**What you will do**
Leaving out the pictures, retype the lines from the beginning of the listing through the line containing "import * as".

____________

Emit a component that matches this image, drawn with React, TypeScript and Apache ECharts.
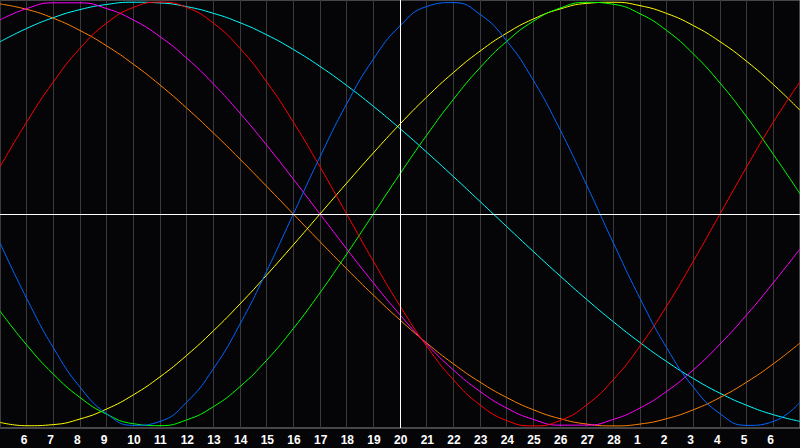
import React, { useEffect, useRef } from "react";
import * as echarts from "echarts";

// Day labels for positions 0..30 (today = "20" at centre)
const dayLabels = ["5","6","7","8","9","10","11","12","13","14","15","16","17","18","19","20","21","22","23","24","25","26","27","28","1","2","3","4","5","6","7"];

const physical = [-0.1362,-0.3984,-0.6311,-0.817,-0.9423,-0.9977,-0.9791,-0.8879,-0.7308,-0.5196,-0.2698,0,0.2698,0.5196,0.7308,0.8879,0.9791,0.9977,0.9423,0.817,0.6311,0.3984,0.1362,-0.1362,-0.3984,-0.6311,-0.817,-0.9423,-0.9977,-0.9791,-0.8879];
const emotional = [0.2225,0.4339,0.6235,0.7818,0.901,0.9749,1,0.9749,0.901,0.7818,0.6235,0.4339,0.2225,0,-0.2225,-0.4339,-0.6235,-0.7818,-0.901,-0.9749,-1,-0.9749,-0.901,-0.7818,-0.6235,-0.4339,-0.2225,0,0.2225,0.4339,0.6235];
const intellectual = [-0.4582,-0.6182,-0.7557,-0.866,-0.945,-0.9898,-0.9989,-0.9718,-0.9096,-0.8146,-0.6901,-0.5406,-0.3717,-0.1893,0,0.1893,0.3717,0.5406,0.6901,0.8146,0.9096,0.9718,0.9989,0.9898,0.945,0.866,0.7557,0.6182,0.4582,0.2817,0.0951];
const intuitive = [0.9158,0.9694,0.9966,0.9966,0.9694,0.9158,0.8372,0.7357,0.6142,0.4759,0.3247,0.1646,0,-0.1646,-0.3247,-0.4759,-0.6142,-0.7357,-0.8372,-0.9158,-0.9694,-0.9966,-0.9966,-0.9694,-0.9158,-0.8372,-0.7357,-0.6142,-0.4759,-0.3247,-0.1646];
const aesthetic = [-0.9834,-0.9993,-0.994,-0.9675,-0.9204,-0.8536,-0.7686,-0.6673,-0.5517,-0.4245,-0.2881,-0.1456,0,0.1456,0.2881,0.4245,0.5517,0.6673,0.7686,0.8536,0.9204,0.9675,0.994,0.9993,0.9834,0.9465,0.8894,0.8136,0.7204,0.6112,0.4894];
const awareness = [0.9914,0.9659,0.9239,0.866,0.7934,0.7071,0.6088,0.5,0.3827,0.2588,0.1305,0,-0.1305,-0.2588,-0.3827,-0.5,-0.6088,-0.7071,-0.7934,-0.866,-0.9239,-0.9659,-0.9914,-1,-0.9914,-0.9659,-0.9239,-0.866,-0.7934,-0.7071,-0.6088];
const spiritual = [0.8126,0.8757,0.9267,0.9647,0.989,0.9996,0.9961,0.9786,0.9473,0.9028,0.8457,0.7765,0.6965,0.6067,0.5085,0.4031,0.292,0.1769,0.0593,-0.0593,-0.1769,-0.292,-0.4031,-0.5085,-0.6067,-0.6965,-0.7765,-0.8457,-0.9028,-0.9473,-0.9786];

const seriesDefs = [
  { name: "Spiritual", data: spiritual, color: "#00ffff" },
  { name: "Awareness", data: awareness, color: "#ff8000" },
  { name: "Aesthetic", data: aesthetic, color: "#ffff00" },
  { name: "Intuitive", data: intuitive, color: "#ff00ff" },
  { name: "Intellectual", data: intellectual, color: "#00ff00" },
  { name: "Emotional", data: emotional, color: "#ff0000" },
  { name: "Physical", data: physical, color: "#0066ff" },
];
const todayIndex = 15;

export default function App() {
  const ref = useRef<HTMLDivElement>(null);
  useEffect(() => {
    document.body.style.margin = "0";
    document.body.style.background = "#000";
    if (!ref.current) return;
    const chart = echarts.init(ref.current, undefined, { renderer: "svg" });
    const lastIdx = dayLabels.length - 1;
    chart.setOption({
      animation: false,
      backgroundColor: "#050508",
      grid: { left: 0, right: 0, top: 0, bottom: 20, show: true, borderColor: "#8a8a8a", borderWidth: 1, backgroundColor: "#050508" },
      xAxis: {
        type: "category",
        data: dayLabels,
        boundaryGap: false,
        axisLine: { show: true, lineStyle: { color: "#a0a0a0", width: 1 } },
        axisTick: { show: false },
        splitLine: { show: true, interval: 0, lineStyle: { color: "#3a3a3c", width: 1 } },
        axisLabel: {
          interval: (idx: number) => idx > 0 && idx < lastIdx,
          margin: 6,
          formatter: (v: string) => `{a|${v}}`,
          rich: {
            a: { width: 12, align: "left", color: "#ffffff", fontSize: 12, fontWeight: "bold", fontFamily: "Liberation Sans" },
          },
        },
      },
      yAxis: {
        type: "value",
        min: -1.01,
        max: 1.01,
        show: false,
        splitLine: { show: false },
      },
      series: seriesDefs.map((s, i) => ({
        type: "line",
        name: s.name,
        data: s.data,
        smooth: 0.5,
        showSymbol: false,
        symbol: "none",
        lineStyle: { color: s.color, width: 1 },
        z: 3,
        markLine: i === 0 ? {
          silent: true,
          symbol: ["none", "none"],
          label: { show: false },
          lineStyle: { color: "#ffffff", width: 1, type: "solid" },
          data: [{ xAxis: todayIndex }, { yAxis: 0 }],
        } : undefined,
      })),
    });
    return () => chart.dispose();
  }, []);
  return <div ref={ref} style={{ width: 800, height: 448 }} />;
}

____________

**Answer below**
Emit a component that matches this image, drawn with React, TypeScript and Apache ECharts.
import React, { useEffect, useRef } from "react";
import * as echarts from "echarts";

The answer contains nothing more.